Os cossacos eram, na Rússia
pré-revolucionária, camponeses livres que viviam nas zonas
"selvagens" de um império em
expansão. Exímios cavaleiros
que, enfrentando os nômades
da estepe, defendiam as fronteiras, eles se tornaram sinônimo de uma raça orgulhosa, a
um tempo bélica e geralmente
leal aos czares. Já os judeus, sobretudo urbanos, pouco afeitos
à montaria ou à batalha e confinados a certas regiões do país,
eram um grupo humilhado, pacífico e indesejável.
O colapso da sociedade russa
em 1917 e o estado de guerra
que perdurou até os anos 20
criaram situações estranhas.
Uma destas foi testemunhada
pelo comissário político de um
regimento de cossacos que, deixando suas lealdades tradicionais de lado, lutavam em prol
dos bolcheviques. Este comissário, um intelectual judeu de
Odessa, registrou suas experiências em contos que, brevíssimos, encapsulam todos os paradoxos desse conflito peculiar
e tornam sensíveis o caos e a
crueldade de um mundo virado
de cabeça para baixo.
Foi esse convívio desconfortável, durante o qual o intelectual teve, inclusive, de provar
sua dureza e sangue frio aos
guerreiros céticos, que permitiu ao autor entender o mosaico
étnico de seu país, talvez até do
mundo, e retratar o caráter excepcional de seu tempo.
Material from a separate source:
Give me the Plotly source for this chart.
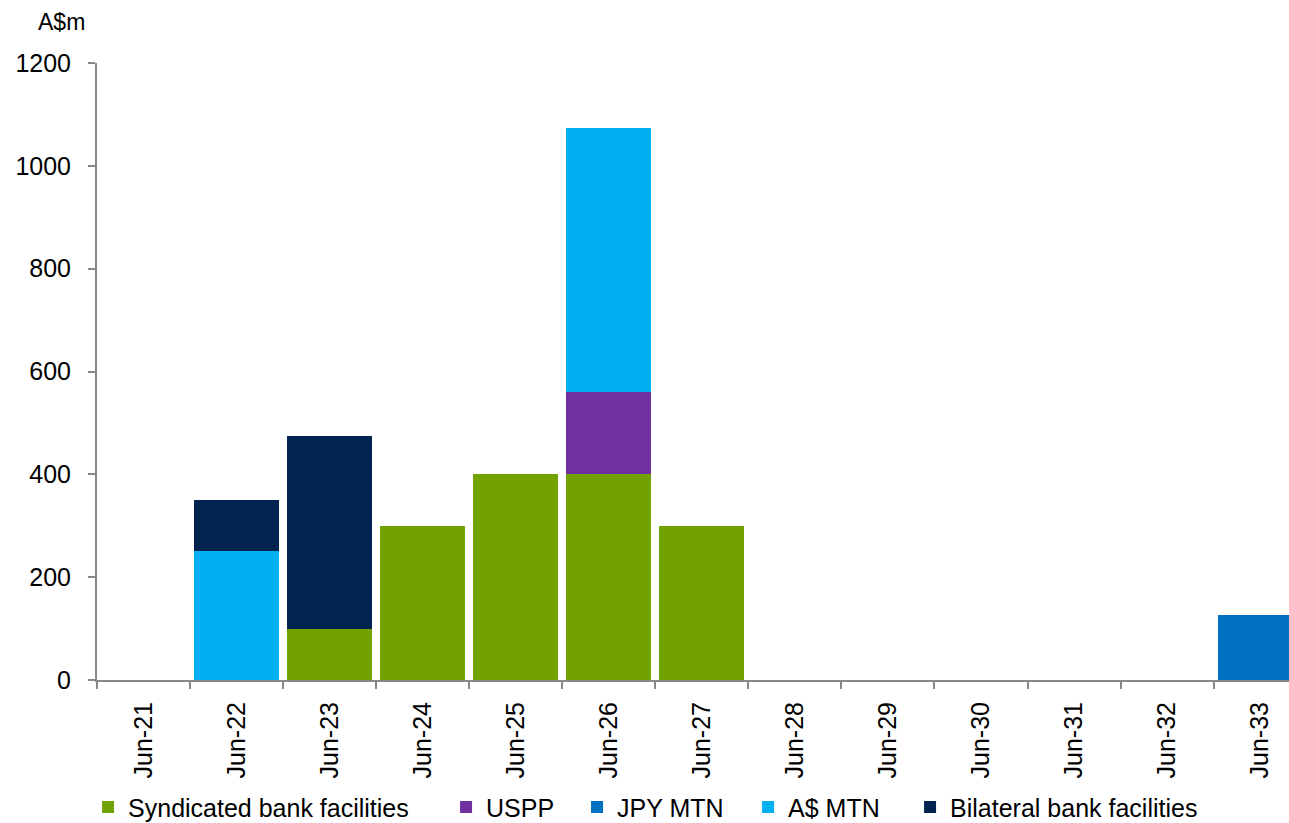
import plotly.graph_objects as go

# Debt maturity profile, A$m, by financial year ending June
periods = ["Jun-21", "Jun-22", "Jun-23", "Jun-24", "Jun-25", "Jun-26", "Jun-27",
           "Jun-28", "Jun-29", "Jun-30", "Jun-31", "Jun-32", "Jun-33"]

syndicated = [0, 0, 100, 300, 400, 400, 300, 0, 0, 0, 0, 0, 0]
uspp = [0, 0, 0, 0, 0, 160, 0, 0, 0, 0, 0, 0, 0]
jpy_mtn = [0, 0, 0, 0, 0, 0, 0, 0, 0, 0, 0, 0, 126]
aud_mtn = [0, 250, 0, 0, 0, 513, 0, 0, 0, 0, 0, 0, 0]
bilateral = [0, 100, 375, 0, 0, 0, 0, 0, 0, 0, 0, 0, 0]

# name, values, colour, legend entry width (px, text part)
series = [
    ("Syndicated bank facilities", syndicated, "#72A200", 313),
    ("USPP", uspp, "#7030A0", 86),
    ("JPY MTN", jpy_mtn, "#0070C0", 126),
    ("A$ MTN", aud_mtn, "#00B0F0", 117),
    ("Bilateral bank facilities", bilateral, "#00244F", 260),
]

FONT = "Liberation Sans, Arial, sans-serif"

fig = go.Figure()
for name, values, colour, lw in series:
    fig.add_trace(go.Bar(
        x=periods, y=values, name=name,
        marker=dict(color=colour, line=dict(width=0)),
        legendwidth=lw,
    ))

fig.update_layout(
    barmode="stack",
    bargap=0.087,
    width=1289, height=823,
    margin=dict(l=97, r=0, t=63, b=143, autoexpand=False),
    paper_bgcolor="white", plot_bgcolor="white",
    font=dict(family=FONT, size=25, color="#000000"),
    showlegend=True,
    legend=dict(
        orientation="h",
        x=-0.0075, xanchor="left",
        y=-0.169, yanchor="top",
        font=dict(family=FONT, size=25, color="#000000"),
        traceorder="normal",
        itemwidth=30,
    ),
    xaxis=dict(
        type="category",
        range=[-0.5, 12.31],
        tickson="boundaries",
        ticks="outside", ticklen=7, tickwidth=2, tickcolor="#888888",
        showline=True, linecolor="#888888", linewidth=2,
        tickangle=-90,
        ticklabelstandoff=10,
        showgrid=False, zeroline=False,
        automargin=False,
    ),
    yaxis=dict(
        range=[0, 1200],
        tickvals=[0, 200, 400, 600, 800, 1000, 1200],
        ticks="outside", ticklen=7, tickwidth=2, tickcolor="#888888",
        showline=True, linecolor="#888888", linewidth=2,
        ticklabelstandoff=12,
        showgrid=False, zeroline=False,
        automargin=False,
    ),
    annotations=[dict(
        text="A$m", xref="paper", yref="paper",
        x=-0.030, y=1.066, xanchor="center", yanchor="middle",
        showarrow=False, font=dict(family=FONT, size=23, color="#000000"),
    )],
)

fig.write_html("out.html")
Cada uma de suas narrativas
revela tanto a capacidade de
síntese e a perfeição estilística
de um poema trabalhado como
a imediaticidade impactante de
um filme ou documentário.
Suas histórias não podem ser
descritas nem resumidas, pois
narrar um evento qualquer em
menos palavras ou com mais
precisão do que Bábel fez é praticamente impossível.
Inédita
Por que, então, esta obra publicada há oito décadas só nos
chega agora? Os clássicos da
modernidade internacional já
estão devidamente "canonizados", quer dizer, existe, entre
críticos e leitores, um consenso
difícil de alterar a respeito de
quais são os maiores autores
que surgiram e quais as obras-primas que eles escreveram na
primeira metade do século 20.
Os principais prosadores e
poetas têm lugar garantido não
só em compêndios e enciclopédias como nas livrarias reais ou
virtuais e estão presentes em
currículos escolares. Além disso, quase todos já chegaram,
bem traduzidos, ao Brasil. Bábel era a exceção.
Reconhecido e avidamente
freqüentado, o russo, vítima
dos expurgos stalinistas dos
anos 30, é um dos mestres indiscutíveis da prosa moderna,
em nada inferior, por exemplo,
a Kafka. Como sua coletânea
mais famosa é, além da crônica
vibrante dos confrontos que
avassalaram seu país e vizinhanças, ecoando no resto do
mundo, também a narração
pessoal que, redigida no centro
dos acontecimentos e no calor
da hora por uma testemunha
ocular privilegiada, alcançou,
devido ao caráter lapidar, uma
durabilidade comprovada, não
deixa de ser lamentável que tenha sido publicada aqui em medíocres traduções indiretas.
Embora Boris Schnaiderman
tivesse vertido para o português alguns de seus contos, que,
graças à perícia e talento do tradutor, demonstravam a grandeza do autor, suas traduções,
dispersas em antologias, serviram para aguçar o apetite de
quantos tiveram a sorte de encontrá-las. Tamanha lacuna
em nosso repertório foi finalmente reparada por Aurora
Fornoni Bernardini, Homero
Freitas de Andrade e a editora
Cosacnaify através deste volume que, contando ademais com
ótimo aparato crítico e informativo, é o melhor livro de ficção lançado no Brasil em 2006.
O EXÉRCITO DE CAVALARIA
Autor: Isaac Bábel
Tradução: Aurora Fornoni Bernardini e Homero Freitas de Andrade
Editora: Cosacnaify
Quanto: R$ 55 (256 págs.)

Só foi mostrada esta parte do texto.